Marcel Crok und Andy May (Hrsg.): The Frozen Climate Views of the IPCC. An Analysis of AR6. Clintel.org., 182 S., ab Fr. 30.–
Der Uno-Weltklimarat, Intergovernmental Panel on Climate Change (IPCC), verkörpert in der Klimadebatte meist «die Wissenschaft». Was in den Berichten des IPCC steht, gilt für einen Grossteil der Bevölkerung, der Politiker und erst recht für Klimaaktivisten als gesicherte Tatsachen, ja als Wahrheit. Wie kommen diese Berichte zustande, was steht drin, wie ist der Tonfall, welche Informationen werden weggelassen, welche Wissenschaftler berücksichtigt, welche nicht?
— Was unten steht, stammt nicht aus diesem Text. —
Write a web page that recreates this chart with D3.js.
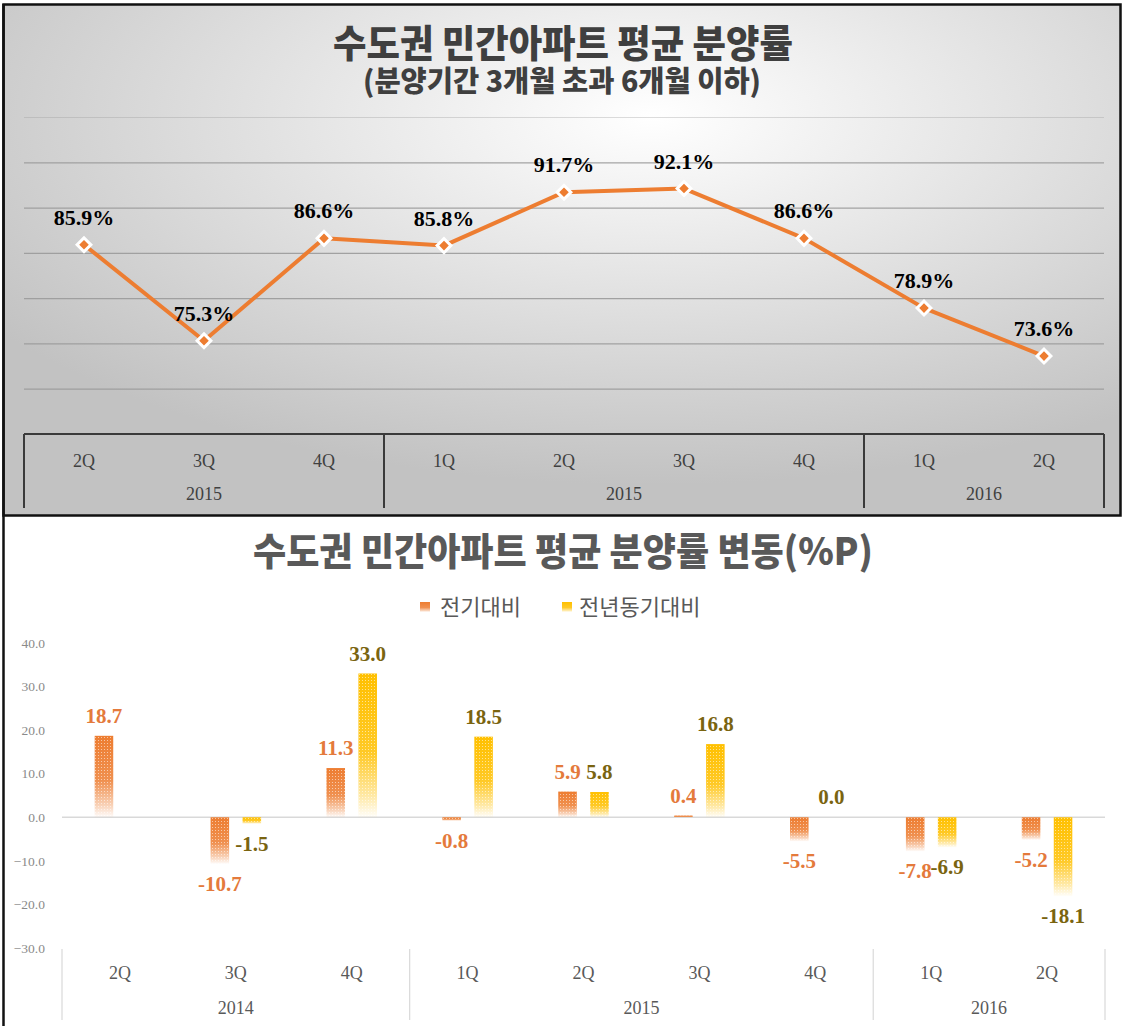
<!DOCTYPE html>
<html>
<head>
<meta charset="utf-8">
<script src="https://cdn.jsdelivr.net/npm/d3@7"></script>
<style>
body { margin: 0; background: #fff; }
text { font-family: "Liberation Serif", serif; }
.kr { font-family: "Noto Sans CJK KR", sans-serif; }
</style>
</head>
<body>
<div id="chart"></div>
<script>
// quarter labels, shared by both charts
var quarters = ["2Q", "3Q", "4Q", "1Q", "2Q", "3Q", "4Q", "1Q", "2Q"];
// year groups (label + number of quarters)
var topYears = [["2015", 3], ["2015", 4], ["2016", 2]];
var bottomYears = [["2014", 3], ["2015", 4], ["2016", 2]];

// top chart: average sales rate (%)
var salesRate = [85.9, 75.3, 86.6, 85.8, 91.7, 92.1, 86.6, 78.9, 73.6];
var topGrid = [70, 75, 80, 85, 90, 95, 100];

// bottom chart: change (%P)
var seriesNames = ["전기대비", "전년동기대비"];
var vsPrevQuarter = [18.7, -10.7, 11.3, -0.8, 5.9, 0.4, -5.5, -7.8, -5.2];
var vsPrevYear = [null, -1.5, 33.0, 18.5, 5.8, 16.8, 0.0, -6.9, -18.1];
var bottomTicks = [40, 30, 20, 10, 0, -10, -20, -30];

var width = 1123, height = 1026;
var orange = "#ED7D31", yellow = "#FFC000";

var svg = d3.select("#chart").append("svg")
    .attr("width", width).attr("height", height);

var defs = svg.append("defs");

// grey radial background of the top panel
var bg = defs.append("radialGradient").attr("id", "bgTop")
    .attr("cx", "58%").attr("cy", "22%").attr("r", "72%");
bg.append("stop").attr("offset", "0%").attr("stop-color", "#ffffff");
bg.append("stop").attr("offset", "100%").attr("stop-color", "#c2c2c2");

// bar fades, dark at the top and white at the bottom
function fade(id, c) {
    var g = defs.append("linearGradient").attr("id", id)
        .attr("x1", 0).attr("y1", 0).attr("x2", 0).attr("y2", 1);
    g.append("stop").attr("offset", "0%").attr("stop-color", c).attr("stop-opacity", 1);
    g.append("stop").attr("offset", "55%").attr("stop-color", c).attr("stop-opacity", 0.85);
    g.append("stop").attr("offset", "85%").attr("stop-color", c).attr("stop-opacity", 0.35);
    g.append("stop").attr("offset", "100%").attr("stop-color", c).attr("stop-opacity", 0.02);
}
fade("fadeOrange", orange);
fade("fadeYellow", yellow);

// small dot texture laid over the bars
var dots = defs.append("pattern").attr("id", "dots")
    .attr("width", 3).attr("height", 3).attr("patternUnits", "userSpaceOnUse");
dots.append("rect").attr("x", 2).attr("y", 2).attr("width", 1).attr("height", 1)
    .attr("fill", "#fff").attr("opacity", 0.55);

// ---------------- top panel ----------------
svg.append("rect")
    .attr("x", 3.5).attr("y", 4.5).attr("width", 1117).attr("height", 511)
    .attr("fill", "url(#bgTop)").attr("stroke", "#111").attr("stroke-width", 2.5);

svg.append("text").attr("class", "kr")
    .attr("x", 563).attr("y", 57).attr("text-anchor", "middle")
    .attr("font-size", 38).attr("font-weight", 900).attr("fill", "#3f3f3f")
    .attr("textLength", 460).attr("lengthAdjust", "spacingAndGlyphs")
    .text("수도권 민간아파트 평균 분양률");
svg.append("text").attr("class", "kr")
    .attr("x", 562).attr("y", 92).attr("text-anchor", "middle")
    .attr("font-size", 29).attr("font-weight", 900).attr("fill", "#3f3f3f")
    .attr("textLength", 398).attr("lengthAdjust", "spacingAndGlyphs")
    .text("(분양기간 3개월 초과 6개월 이하)");

var xTop = d3.scaleBand().domain(d3.range(quarters.length)).range([24, 1104]);
var yTop = d3.scaleLinear().domain([65, 100]).range([434, 117]);

var gTop = svg.append("g");

gTop.append("g").attr("transform", "translate(24,0)")
    .call(d3.axisLeft(yTop).tickValues(topGrid).tickSize(-1080).tickFormat(""))
    .call(function (g) {
        g.select(".domain").remove();
        g.selectAll(".tick line").attr("stroke", "#9a9a9a").attr("stroke-width", 1.2)
            .attr("stroke-opacity", function (d) { return d === 100 ? 0.35 : 0.9; });
    });

// category axis with year groups
function categoryAxis(g, x, years, top, bottom, stroke, sw, qY, yY, color) {
    g.append("line").attr("x1", x.range()[0]).attr("x2", x.range()[1])
        .attr("y1", top).attr("y2", top).attr("stroke", stroke).attr("stroke-width", sw)
        .attr("visibility", stroke === "none" ? "hidden" : null);
    var start = 0, edges = [x.range()[0]], mids = [];
    years.forEach(function (yr) {
        var a = x.range()[0] + start * x.step();
        var b = a + yr[1] * x.step();
        edges.push(b);
        mids.push([(a + b) / 2, yr[0]]);
        start += yr[1];
    });
    g.selectAll(".div").data(edges).enter().append("line")
        .attr("x1", function (d) { return d; }).attr("x2", function (d) { return d; })
        .attr("y1", top).attr("y2", bottom)
        .attr("stroke", stroke === "none" ? "#d9d9d9" : stroke).attr("stroke-width", sw);
    g.selectAll(".q").data(quarters).enter().append("text")
        .attr("x", function (d, i) { return x(i) + x.bandwidth() / 2; })
        .attr("y", qY).attr("text-anchor", "middle")
        .attr("font-size", 18).attr("fill", color).text(function (d) { return d; });
    g.selectAll(".yr").data(mids).enter().append("text")
        .attr("x", function (d) { return d[0]; })
        .attr("y", yY).attr("text-anchor", "middle")
        .attr("font-size", 18).attr("fill", color).text(function (d) { return d[1]; });
}
categoryAxis(gTop, xTop, topYears, 434, 508, "#3a3a3a", 2, 467, 500, "#404040");

var line = d3.line()
    .x(function (d, i) { return xTop(i) + xTop.bandwidth() / 2; })
    .y(function (d) { return yTop(d); });

gTop.append("path").datum(salesRate)
    .attr("d", line).attr("fill", "none")
    .attr("stroke", orange).attr("stroke-width", 4).attr("stroke-linejoin", "round");

gTop.selectAll(".marker").data(salesRate).enter().append("path")
    .attr("d", d3.symbol().type(d3.symbolSquare).size(95)())
    .attr("transform", function (d, i) {
        return "translate(" + (xTop(i) + xTop.bandwidth() / 2) + "," + yTop(d) + ") rotate(45)";
    })
    .attr("fill", orange).attr("stroke", "#fff").attr("stroke-width", 3);

gTop.selectAll(".lbl").data(salesRate).enter().append("text")
    .attr("x", function (d, i) { return xTop(i) + xTop.bandwidth() / 2; })
    .attr("y", function (d) { return yTop(d) - 20; })
    .attr("text-anchor", "middle").attr("font-size", 22).attr("font-weight", "bold")
    .attr("fill", "#000").text(function (d) { return d.toFixed(1) + "%"; });

// ---------------- bottom panel ----------------
svg.append("line").attr("x1", 3.5).attr("x2", 3.5).attr("y1", 4).attr("y2", height)
    .attr("stroke", "#111").attr("stroke-width", 2.5);

svg.append("text").attr("class", "kr")
    .attr("x", 563).attr("y", 565).attr("text-anchor", "middle")
    .attr("font-size", 38).attr("font-weight", 900).attr("fill", "#595959")
    .attr("textLength", 620).attr("lengthAdjust", "spacingAndGlyphs")
    .text("수도권 민간아파트 평균 분양률 변동(%P)");

// legend
var legend = svg.append("g");
var legendPos = [[420, 440], [562, 579]];
seriesNames.forEach(function (name, i) {
    legend.append("rect").attr("x", legendPos[i][0]).attr("y", 602)
        .attr("width", 10).attr("height", 10)
        .attr("fill", i === 0 ? "url(#fadeOrange)" : "url(#fadeYellow)");
    legend.append("text").attr("class", "kr")
        .attr("x", legendPos[i][1]).attr("y", 615)
        .attr("font-size", 22).attr("fill", "#595959").text(name);
});

var x0 = d3.scaleBand().domain(d3.range(quarters.length)).range([62, 1105]);
var x1 = d3.scaleBand().domain([0, 1]).range([0, 50.5]).paddingInner(0.42);
var yB = d3.scaleLinear().domain([-30, 40]).range([948, 643]);

var gB = svg.append("g");

gB.selectAll(".ytick").data(bottomTicks).enter().append("text")
    .attr("x", 45).attr("y", function (d) { return yB(d); }).attr("dy", "0.35em")
    .attr("text-anchor", "end").attr("font-size", 13.5).attr("fill", "#8a8a8a")
    .text(function (d) { return d3.format(".1f")(d); });

gB.append("line").attr("x1", 62).attr("x2", 1105)
    .attr("y1", yB(0)).attr("y2", yB(0)).attr("stroke", "#d9d9d9").attr("stroke-width", 1.5);

categoryAxis(gB, x0, bottomYears, 949, 1020, "none", 1.2, 979, 1014, "#595959");

var barData = [];
[vsPrevQuarter, vsPrevYear].forEach(function (series, s) {
    series.forEach(function (v, i) {
        if (v !== null) barData.push({ s: s, i: i, v: v });
    });
});

function barX(d) {
    return x0(d.i) + (x0.bandwidth() - x1.range()[1]) / 2 + x1(d.s);
}

var bars = gB.selectAll(".bar").data(barData).enter().append("g");
bars.append("rect")
    .attr("x", barX)
    .attr("y", function (d) { return yB(Math.max(0, d.v)); })
    .attr("width", x1.bandwidth())
    .attr("height", function (d) { return Math.abs(yB(d.v) - yB(0)); })
    .attr("fill", function (d) { return d.s === 0 ? "url(#fadeOrange)" : "url(#fadeYellow)"; });
bars.append("rect")
    .attr("x", barX)
    .attr("y", function (d) { return yB(Math.max(0, d.v)); })
    .attr("width", x1.bandwidth())
    .attr("height", function (d) { return Math.abs(yB(d.v) - yB(0)); })
    .attr("fill", "url(#dots)");

gB.selectAll(".blbl").data(barData).enter().append("text")
    .attr("x", function (d) { return barX(d) + x1.bandwidth() / 2; })
    .attr("y", function (d) { return d.v >= 0 ? yB(d.v) - 13 : yB(d.v) + 27; })
    .attr("text-anchor", "middle").attr("font-size", 21).attr("font-weight", "bold")
    .attr("fill", function (d) { return d.s === 0 ? "#E47A3C" : "#7A6410"; })
    .text(function (d) { return d.v.toFixed(1); });
</script>
</body>
</html>
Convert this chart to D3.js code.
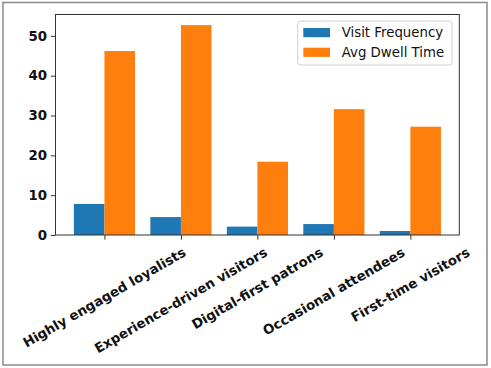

Kürzlich wurde die Publikation der sechsten Serie der IPCC-Klimaberichte abgeschlossen. Die niederländische Stiftung Clintel hat diese Berichte kritisch unter die Lupe genommen – dies in Zusammenarbeit von Wissenschaftlern, die grossenteils auch hinter der Clintel-Klimadeklaration stehen, deren Titel lautet: «There is no climate emergency.»
Das Buch ist eine Sammlung von kritischen Einschätzungen der IPCC-Arbeiten und Arbeitsweisen, die von Laien sicher nicht in aller Tiefe erfasst werden können, die aber doch klar darauf hindeuten, dass «die Wissenschaft» nicht jene allwissende, unangreifbare, gepanzerte Autorität sein kann, wie sie in Klimadebatten und Politik oft verwendet wird. Die Autoren bringen zahlreiche Vorgänge in der Natur zur Sprache, die durch die IPCC-Modelle nicht erklärbar sind, und sie bieten den Lesern eine Fülle von Literaturhinweisen, die zum Knacken des IPCC-Regimes dienen können.
Frank Uekötter: Atomare Demokratie.Eine Geschichte der Kernenergie in Deutschland. Franz-Steiner-Verlag, Stuttgart 2022. 380 S., Fr. 44.90
Am 15. April 2023 wurden in Deutschland die letzten drei Kernkraftwerke vom Netz genommen. Frank Uekötter, der in Birmingham lehrende Umwelthistoriker, zeichnet die Geschichte der Kernkraft in der Bundesrepublik nach, deren Ende er einleitend freudig begrüsst.
Uekötters Buch stützt sich auf archivarische Quellen, die ausser ihm sicher niemand kennt; ein Seitenblick fällt auch auf die DDR. Wie schon im Vorläuferbuch über den «Deutschen Kanal» von 2020 singt Uekötter ein Hohelied auf die bundesrepublikanische «Verhandlungsdemokratie», in der Techniker und Manager, Politiker und Gerichte, Medien und Aktivisten immer wieder an Verhandlungstischen sitzen. Parlamente hingegen kommen nicht vor, aber an vielen anderen Stellen werden «couragierte Entscheidungen», manchmal richtige, manchmal falsche, getroffen. Zutreffend ist sicher Uekötters abschliessender Befund: Der Ausstieg aus der Kernkraft ist «fester Teil der Identität» der jüngeren Generation in Deutschland, und «über Identitäten kann man nicht verhandeln».
Uekötters mikroskopischer Blick löst die grossen Linien in ein hochinformatives, aber auch desillusionierendes Wimmelbild auf. Denn die Frage aller Fragen bleibt unbeantwortet: Wie kann eine der wichtigsten Industrienationen künftig ihren unersättlichen Energiebedarf stillen?